AIM
Begin with the first line of the material and copy each line word for word through the line that contains "const yb = padded(improvementB);"; the pictures are left out.
[start DATASET CONTENT]
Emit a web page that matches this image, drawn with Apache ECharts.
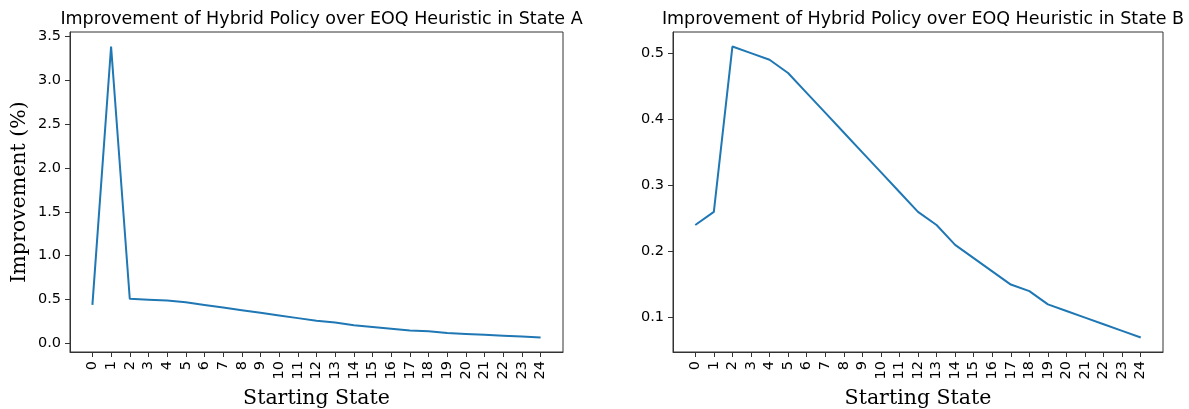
<!DOCTYPE html>
<html>
<head>
<meta charset="utf-8">
<script src="https://cdn.jsdelivr.net/npm/echarts@6/dist/echarts.min.js"></script>
<style>
  html, body { margin: 0; padding: 0; background: #fff; }
  #chart { width: 1189px; height: 409px; }
</style>
</head>
<body>
<div id="chart"></div>
<script>
// Starting states 0..24
const states = [0,1,2,3,4,5,6,7,8,9,10,11,12,13,14,15,16,17,18,19,20,21,22,23,24];
// Improvement (%) of the hybrid policy over the EOQ heuristic
const improvementA = [0.44,3.38,0.51,0.50,0.49,0.47,0.44,0.41,0.38,0.35,0.32,0.29,0.26,0.24,0.21,0.19,0.17,0.15,0.14,0.12,0.11,0.10,0.09,0.08,0.07];
const improvementB = [0.24,0.26,0.51,0.50,0.49,0.47,0.44,0.41,0.38,0.35,0.32,0.29,0.26,0.24,0.21,0.19,0.17,0.15,0.14,0.12,0.11,0.10,0.09,0.08,0.07];
// Tick values
const yTicksA = [0.0,0.5,1.0,1.5,2.0,2.5,3.0,3.5];
const yTicksB = [0.1,0.2,0.3,0.4,0.5];
const titleA = 'Improvement of Hybrid Policy over EOQ Heuristic in State A';
const titleB = 'Improvement of Hybrid Policy over EOQ Heuristic in State B';

const sans = '"DejaVu Sans", sans-serif';
const serif = '"DejaVu Serif", serif';
const frame = '#333';
const tickFont = 14.5;

// 5% padding around the data range, like the usual plotting default
function padded(vals) {
  const lo = Math.min(...vals), hi = Math.max(...vals), m = (hi - lo) * 0.05;
  return [lo - m, hi + m];
}
const xr = padded(states);
const ya = padded(improvementA);
const yb = padded(improvementB);

function xAxis(idx) {
  return {
    type: 'value', gridIndex: idx, min: xr[0], max: xr[1],
    name: 'Starting State', nameLocation: 'middle', nameGap: 36,
    nameTextStyle: { fontFamily: serif, fontSize: 20.5, color: '#000' },
    axisLine: { show: true, onZero: false, lineStyle: { color: frame, width: 1 } },
    axisTick: { show: true, length: 5, customValues: states, lineStyle: { color: frame } },
    axisLabel: { customValues: states, rotate: 90, fontFamily: sans, fontSize: tickFont, color: '#000', margin: 9 },
    splitLine: { show: false }
  };
}
function yAxis(idx, range, ticks, name) {
  return {
    type: 'value', gridIndex: idx, min: range[0], max: range[1],
    name: name, nameLocation: 'middle', nameGap: 40,
    nameTextStyle: { fontFamily: serif, fontSize: 20.5, color: '#000' },
    axisLine: { show: true, onZero: false, lineStyle: { color: frame, width: 1 } },
    axisTick: { show: true, length: 5, customValues: ticks, lineStyle: { color: frame } },
    axisLabel: { customValues: ticks, formatter: v => v.toFixed(1), fontFamily: sans, fontSize: tickFont, color: '#000', margin: 9 },
    splitLine: { show: false }
  };
}
function lineSeries(idx, vals) {
  return {
    type: 'line', xAxisIndex: idx, yAxisIndex: idx,
    data: states.map((s, i) => [s, vals[i]]),
    showSymbol: false, symbol: 'none',
    lineStyle: { color: '#1f77b4', width: 2 },
    animation: false
  };
}

const chart = echarts.init(document.getElementById('chart'), null, { renderer: 'canvas' });
chart.setOption({
  backgroundColor: '#fff',
  animation: false,
  title: [
    { text: titleA, left: 316.5, textAlign: 'center', top: 5, textStyle: { fontFamily: sans, fontSize: 17.5, fontWeight: 'normal', color: '#000' } },
    { text: titleB, left: 918, textAlign: 'center', top: 5, textStyle: { fontFamily: sans, fontSize: 17.5, fontWeight: 'normal', color: '#000' } }
  ],
  grid: [
    { left: 70, top: 32, width: 493, height: 320, outerBoundsMode: 'none', containLabel: false, show: true, borderColor: frame, borderWidth: 1, backgroundColor: 'transparent' },
    { left: 673, top: 32, width: 490, height: 320, outerBoundsMode: 'none', containLabel: false, show: true, borderColor: frame, borderWidth: 1, backgroundColor: 'transparent' }
  ],
  xAxis: [xAxis(0), xAxis(1)],
  yAxis: [yAxis(0, ya, yTicksA, 'Improvement (%)'), yAxis(1, yb, yTicksB, '')],
  series: [lineSeries(0, improvementA), lineSeries(1, improvementB)]
});
</script>
</body>
</html>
[end DATASET CONTENT]
COMPLETED TASK
Emit a web page that matches this image, drawn with Apache ECharts.
<!DOCTYPE html>
<html>
<head>
<meta charset="utf-8">
<script src="https://cdn.jsdelivr.net/npm/echarts@6/dist/echarts.min.js"></script>
<style>
  html, body { margin: 0; padding: 0; background: #fff; }
  #chart { width: 1189px; height: 409px; }
</style>
</head>
<body>
<div id="chart"></div>
<script>
// Starting states 0..24
const states = [0,1,2,3,4,5,6,7,8,9,10,11,12,13,14,15,16,17,18,19,20,21,22,23,24];
// Improvement (%) of the hybrid policy over the EOQ heuristic
const improvementA = [0.44,3.38,0.51,0.50,0.49,0.47,0.44,0.41,0.38,0.35,0.32,0.29,0.26,0.24,0.21,0.19,0.17,0.15,0.14,0.12,0.11,0.10,0.09,0.08,0.07];
const improvementB = [0.24,0.26,0.51,0.50,0.49,0.47,0.44,0.41,0.38,0.35,0.32,0.29,0.26,0.24,0.21,0.19,0.17,0.15,0.14,0.12,0.11,0.10,0.09,0.08,0.07];
// Tick values
const yTicksA = [0.0,0.5,1.0,1.5,2.0,2.5,3.0,3.5];
const yTicksB = [0.1,0.2,0.3,0.4,0.5];
const titleA = 'Improvement of Hybrid Policy over EOQ Heuristic in State A';
const titleB = 'Improvement of Hybrid Policy over EOQ Heuristic in State B';

const sans = '"DejaVu Sans", sans-serif';
const serif = '"DejaVu Serif", serif';
const frame = '#333';
const tickFont = 14.5;

// 5% padding around the data range, like the usual plotting default
function padded(vals) {
  const lo = Math.min(...vals), hi = Math.max(...vals), m = (hi - lo) * 0.05;
  return [lo - m, hi + m];
}
const xr = padded(states);
const ya = padded(improvementA);
const yb = padded(improvementB);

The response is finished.